Unter jedem der Schälchen klebt ein Etikett mit 39 TD darauf. Gabi macht ein entsetztes Gesicht. „Das sind ja 13 Euro pro Schale“.
Der kleine Mann lacht. „Nein, nein , nein. Das ist der Preis für die Amerikaner. Für Euch mache ich einen anderen Preis.“
Wir überlegen, was uns diese Schalen Wert wären und kommen auf maximal 25 Dinare, aber für beide Schalen zusammen.
Der Händler holt flugs einen Zettel hervor, teilt ihn in drei Abschnitte und erklärt uns: „Guck mal, hier ist der Preis für die Amerikaner, hier der Preis für Italiener und Franzosen.“ Und in die dritte Spalte schreibt er den Preis für “seine persönlichen Freunde“. 60 Dinare steht dort.
Wir haben schon ein sehr schlechtes Gefühl in der Magengrube, als wir ihm unseren ersten Preis von 20 Dinaren nennen. „Was, nur 20 Dinare? Damit kann ich doch nicht überleben.“Guck mal hier“, er nimmt seinen Zettel bildet den Mittelwert und schreibt eine fette 40 darauf.

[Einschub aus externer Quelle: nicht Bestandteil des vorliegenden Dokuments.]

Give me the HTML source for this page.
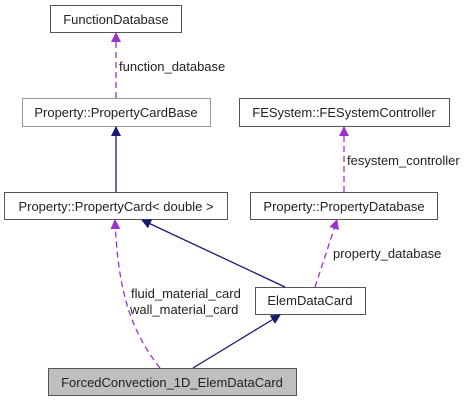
<!DOCTYPE html>
<html><head><style>body{margin:0;background:#fff}svg{display:block}text{font-family:"Liberation Sans",sans-serif;font-size:13px;fill:#222}</style></head>
<body>
<svg width="469" height="403" viewBox="0 0 469 403">
<defs>
<marker id="bl" markerWidth="10" markerHeight="10" refX="9" refY="5" orient="auto" markerUnits="userSpaceOnUse"><path d="M0,0 L10,5 L0,10 z" fill="#191970"/></marker>
<marker id="pu" markerWidth="10" markerHeight="10" refX="9" refY="5" orient="auto" markerUnits="userSpaceOnUse"><path d="M0,0 L10,5 L0,10 z" fill="#9a32cd"/></marker>
</defs>
<g fill="#fff" stroke="#555" stroke-width="1">
<rect x="50.5" y="5.5" width="131" height="27"/>
<rect x="22.5" y="98.5" width="188" height="28" stroke="#999"/>
<rect x="239.5" y="98.5" width="210" height="28"/>
<rect x="4.5" y="192.5" width="223" height="27"/>
<rect x="250.5" y="192.5" width="187" height="27"/>
<rect x="255.5" y="287.5" width="110" height="27"/>
<rect x="48.5" y="368.5" width="248" height="27" fill="#bfbfbf"/>
</g>
<g text-anchor="middle">
<text x="116" y="24">FunctionDatabase</text>
<text x="116" y="117">Property::PropertyCardBase</text>
<text x="344" y="117">FESystem::FESystemController</text>
<text x="116" y="211">Property::PropertyCard&lt; double &gt;</text>
<text x="344" y="211">Property::PropertyDatabase</text>
<text x="310" y="305">ElemDataCard</text>
<text x="172" y="387">ForcedConvection_1D_ElemDataCard</text>
</g>
<g fill="none" stroke-width="1.3">
<path d="M116,98 L116,33" stroke="#9a32cd" stroke-dasharray="6,4" marker-end="url(#pu)"/>
<path d="M116,192 L116,127" stroke="#191970" marker-end="url(#bl)"/>
<path d="M344,192 L344,127" stroke="#9a32cd" stroke-dasharray="6,4" marker-end="url(#pu)"/>
<path d="M315,287 L337,220" stroke="#9a32cd" stroke-dasharray="6,4" marker-end="url(#pu)"/>
<path d="M285,287 L142,220" stroke="#191970" marker-end="url(#bl)"/>
<path d="M160,368 C130,330 118,290 115,220" stroke="#9a32cd" stroke-dasharray="6,4" marker-end="url(#pu)"/>
<path d="M193,368 L280,315" stroke="#191970" marker-end="url(#bl)"/>
</g>
<text x="119" y="71">function_database</text>
<text x="347" y="165">fesystem_controller</text>
<text x="333" y="258">property_database</text>
<text x="131" y="298">fluid_material_card</text>
<text x="130" y="314">wall_material_card</text>
</svg>
</body></html>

Wir erhöhen auf 25 Dinare für die zwei Schälchen. Der kleine Mann macht ein tieftrauriges Gesicht, geht auf 30 Dinare herunter. Wir schütteln den Kopf, und ich signalisiere ihm, dass wir jetzt gehen werden. Mit einem Knurren holt er ein Stück Zeitungspapier hervor, in das er die beiden Schälchen jetzt einwickelt.
Als allerbeste Freunde - „besucht mich bald mal wieder“ gehen wir, nicht mit dem Gefühl, über den Tisch gezogen worden zu sein, unseres Weges.
In einem anderen Laden Nur wenig später finden wir “unsere Schälchen“ für je 3,900 Dinare in einem Keramikladen wieder. „Verdammt“. Sollen wir uns jetzt ärgern? Ja, könnten wir machen, sind aber nicht dazu verpflichtet. Wir haben unser Spielchen gehabt, haben den von uns angepeilten Preis durchgesetzt und dem Händler in seiner Welt zu einem kleinen Zubrot verholfen. Der Souk sähe völlig anders aus, wenn es nur noch die großen Geschäfte mit ihren knallhart durchkalkulierten Preisen gäbe.